**SHORT TASK:** Return the listing below exactly, with the pictures dropped.

**STORED DATA:**
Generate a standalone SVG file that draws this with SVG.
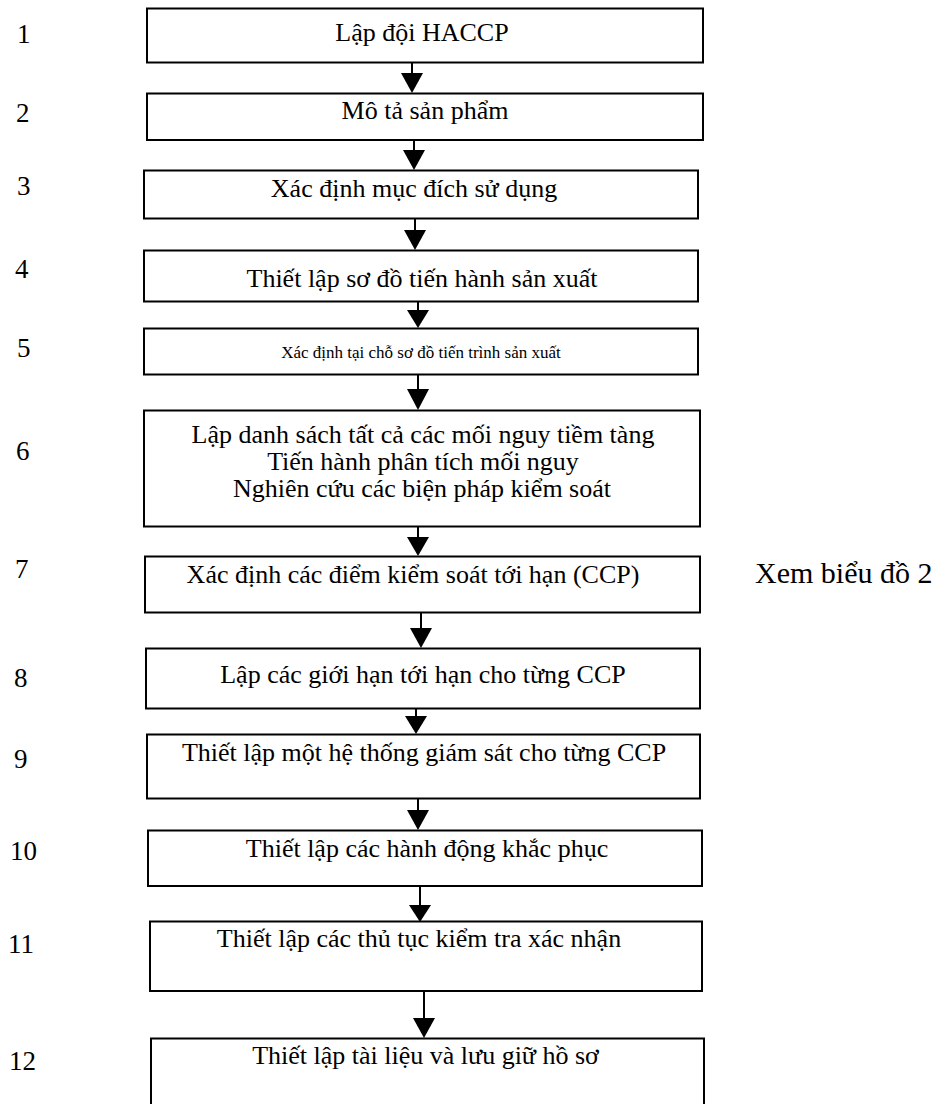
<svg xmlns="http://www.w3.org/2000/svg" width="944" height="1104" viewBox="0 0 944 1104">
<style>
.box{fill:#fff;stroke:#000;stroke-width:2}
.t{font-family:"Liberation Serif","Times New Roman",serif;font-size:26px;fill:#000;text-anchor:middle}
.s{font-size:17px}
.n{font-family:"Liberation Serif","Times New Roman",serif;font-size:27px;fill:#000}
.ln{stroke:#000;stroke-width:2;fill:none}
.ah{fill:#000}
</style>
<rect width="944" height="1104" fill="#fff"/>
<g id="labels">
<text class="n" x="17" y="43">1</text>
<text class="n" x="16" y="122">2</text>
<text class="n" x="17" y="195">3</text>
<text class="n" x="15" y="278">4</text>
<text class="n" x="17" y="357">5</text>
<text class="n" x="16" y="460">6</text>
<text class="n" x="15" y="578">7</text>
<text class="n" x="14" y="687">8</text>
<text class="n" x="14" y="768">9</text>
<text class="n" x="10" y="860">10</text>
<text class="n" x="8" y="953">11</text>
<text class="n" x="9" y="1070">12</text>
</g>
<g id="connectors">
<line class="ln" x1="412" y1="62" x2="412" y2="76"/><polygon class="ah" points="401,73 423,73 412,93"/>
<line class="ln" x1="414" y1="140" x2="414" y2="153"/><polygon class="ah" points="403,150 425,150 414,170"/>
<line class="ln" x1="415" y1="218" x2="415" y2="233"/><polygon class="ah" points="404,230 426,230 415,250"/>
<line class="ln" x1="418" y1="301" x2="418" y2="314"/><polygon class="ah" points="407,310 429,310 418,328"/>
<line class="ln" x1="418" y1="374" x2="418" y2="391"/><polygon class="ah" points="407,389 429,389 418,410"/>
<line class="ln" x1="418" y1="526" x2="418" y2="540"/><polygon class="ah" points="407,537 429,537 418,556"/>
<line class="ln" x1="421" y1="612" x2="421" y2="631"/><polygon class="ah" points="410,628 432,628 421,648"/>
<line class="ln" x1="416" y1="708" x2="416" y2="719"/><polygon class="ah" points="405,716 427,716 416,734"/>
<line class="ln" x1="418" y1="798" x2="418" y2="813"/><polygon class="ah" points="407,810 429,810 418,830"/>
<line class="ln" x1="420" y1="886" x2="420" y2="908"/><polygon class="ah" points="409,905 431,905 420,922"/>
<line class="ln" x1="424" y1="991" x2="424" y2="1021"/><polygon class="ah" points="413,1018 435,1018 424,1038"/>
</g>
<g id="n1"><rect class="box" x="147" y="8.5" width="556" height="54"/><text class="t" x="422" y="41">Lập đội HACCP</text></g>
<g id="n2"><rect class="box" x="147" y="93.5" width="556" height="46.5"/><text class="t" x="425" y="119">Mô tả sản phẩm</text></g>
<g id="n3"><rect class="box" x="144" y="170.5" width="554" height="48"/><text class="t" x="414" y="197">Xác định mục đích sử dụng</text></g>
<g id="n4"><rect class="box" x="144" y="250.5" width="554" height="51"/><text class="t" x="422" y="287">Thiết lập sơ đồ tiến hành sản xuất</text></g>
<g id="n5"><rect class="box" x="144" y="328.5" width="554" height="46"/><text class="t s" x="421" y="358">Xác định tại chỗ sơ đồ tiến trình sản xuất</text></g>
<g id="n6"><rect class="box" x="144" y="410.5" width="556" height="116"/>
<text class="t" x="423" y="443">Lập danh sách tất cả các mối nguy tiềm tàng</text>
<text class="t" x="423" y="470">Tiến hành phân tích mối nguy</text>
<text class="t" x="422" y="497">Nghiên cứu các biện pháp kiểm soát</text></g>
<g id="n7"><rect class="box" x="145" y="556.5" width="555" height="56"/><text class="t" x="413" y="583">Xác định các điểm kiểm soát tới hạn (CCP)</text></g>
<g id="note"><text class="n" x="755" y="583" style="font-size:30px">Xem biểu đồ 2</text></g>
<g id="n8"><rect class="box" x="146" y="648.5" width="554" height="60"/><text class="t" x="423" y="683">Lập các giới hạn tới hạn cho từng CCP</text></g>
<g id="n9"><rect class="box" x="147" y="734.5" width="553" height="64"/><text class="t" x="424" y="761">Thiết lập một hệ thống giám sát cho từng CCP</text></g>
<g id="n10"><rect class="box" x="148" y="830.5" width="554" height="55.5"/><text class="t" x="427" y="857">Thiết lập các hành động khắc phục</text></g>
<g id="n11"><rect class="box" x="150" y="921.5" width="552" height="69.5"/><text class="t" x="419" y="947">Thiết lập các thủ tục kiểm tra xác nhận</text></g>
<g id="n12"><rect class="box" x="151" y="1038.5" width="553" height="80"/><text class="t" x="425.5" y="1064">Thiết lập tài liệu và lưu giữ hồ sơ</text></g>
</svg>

**CORRECT RESULT:**
Generate a standalone SVG file that draws this with SVG.
<svg xmlns="http://www.w3.org/2000/svg" width="944" height="1104" viewBox="0 0 944 1104">
<style>
.box{fill:#fff;stroke:#000;stroke-width:2}
.t{font-family:"Liberation Serif","Times New Roman",serif;font-size:26px;fill:#000;text-anchor:middle}
.s{font-size:17px}
.n{font-family:"Liberation Serif","Times New Roman",serif;font-size:27px;fill:#000}
.ln{stroke:#000;stroke-width:2;fill:none}
.ah{fill:#000}
</style>
<rect width="944" height="1104" fill="#fff"/>
<g id="labels">
<text class="n" x="17" y="43">1</text>
<text class="n" x="16" y="122">2</text>
<text class="n" x="17" y="195">3</text>
<text class="n" x="15" y="278">4</text>
<text class="n" x="17" y="357">5</text>
<text class="n" x="16" y="460">6</text>
<text class="n" x="15" y="578">7</text>
<text class="n" x="14" y="687">8</text>
<text class="n" x="14" y="768">9</text>
<text class="n" x="10" y="860">10</text>
<text class="n" x="8" y="953">11</text>
<text class="n" x="9" y="1070">12</text>
</g>
<g id="connectors">
<line class="ln" x1="412" y1="62" x2="412" y2="76"/><polygon class="ah" points="401,73 423,73 412,93"/>
<line class="ln" x1="414" y1="140" x2="414" y2="153"/><polygon class="ah" points="403,150 425,150 414,170"/>
<line class="ln" x1="415" y1="218" x2="415" y2="233"/><polygon class="ah" points="404,230 426,230 415,250"/>
<line class="ln" x1="418" y1="301" x2="418" y2="314"/><polygon class="ah" points="407,310 429,310 418,328"/>
<line class="ln" x1="418" y1="374" x2="418" y2="391"/><polygon class="ah" points="407,389 429,389 418,410"/>
<line class="ln" x1="418" y1="526" x2="418" y2="540"/><polygon class="ah" points="407,537 429,537 418,556"/>
<line class="ln" x1="421" y1="612" x2="421" y2="631"/><polygon class="ah" points="410,628 432,628 421,648"/>
<line class="ln" x1="416" y1="708" x2="416" y2="719"/><polygon class="ah" points="405,716 427,716 416,734"/>
<line class="ln" x1="418" y1="798" x2="418" y2="813"/><polygon class="ah" points="407,810 429,810 418,830"/>
<line class="ln" x1="420" y1="886" x2="420" y2="908"/><polygon class="ah" points="409,905 431,905 420,922"/>
<line class="ln" x1="424" y1="991" x2="424" y2="1021"/><polygon class="ah" points="413,1018 435,1018 424,1038"/>
</g>
<g id="n1"><rect class="box" x="147" y="8.5" width="556" height="54"/><text class="t" x="422" y="41">Lập đội HACCP</text></g>
<g id="n2"><rect class="box" x="147" y="93.5" width="556" height="46.5"/><text class="t" x="425" y="119">Mô tả sản phẩm</text></g>
<g id="n3"><rect class="box" x="144" y="170.5" width="554" height="48"/><text class="t" x="414" y="197">Xác định mục đích sử dụng</text></g>
<g id="n4"><rect class="box" x="144" y="250.5" width="554" height="51"/><text class="t" x="422" y="287">Thiết lập sơ đồ tiến hành sản xuất</text></g>
<g id="n5"><rect class="box" x="144" y="328.5" width="554" height="46"/><text class="t s" x="421" y="358">Xác định tại chỗ sơ đồ tiến trình sản xuất</text></g>
<g id="n6"><rect class="box" x="144" y="410.5" width="556" height="116"/>
<text class="t" x="423" y="443">Lập danh sách tất cả các mối nguy tiềm tàng</text>
<text class="t" x="423" y="470">Tiến hành phân tích mối nguy</text>
<text class="t" x="422" y="497">Nghiên cứu các biện pháp kiểm soát</text></g>
<g id="n7"><rect class="box" x="145" y="556.5" width="555" height="56"/><text class="t" x="413" y="583">Xác định các điểm kiểm soát tới hạn (CCP)</text></g>
<g id="note"><text class="n" x="755" y="583" style="font-size:30px">Xem biểu đồ 2</text></g>
<g id="n8"><rect class="box" x="146" y="648.5" width="554" height="60"/><text class="t" x="423" y="683">Lập các giới hạn tới hạn cho từng CCP</text></g>
<g id="n9"><rect class="box" x="147" y="734.5" width="553" height="64"/><text class="t" x="424" y="761">Thiết lập một hệ thống giám sát cho từng CCP</text></g>
<g id="n10"><rect class="box" x="148" y="830.5" width="554" height="55.5"/><text class="t" x="427" y="857">Thiết lập các hành động khắc phục</text></g>
<g id="n11"><rect class="box" x="150" y="921.5" width="552" height="69.5"/><text class="t" x="419" y="947">Thiết lập các thủ tục kiểm tra xác nhận</text></g>
<g id="n12"><rect class="box" x="151" y="1038.5" width="553" height="80"/><text class="t" x="425.5" y="1064">Thiết lập tài liệu và lưu giữ hồ sơ</text></g>
</svg>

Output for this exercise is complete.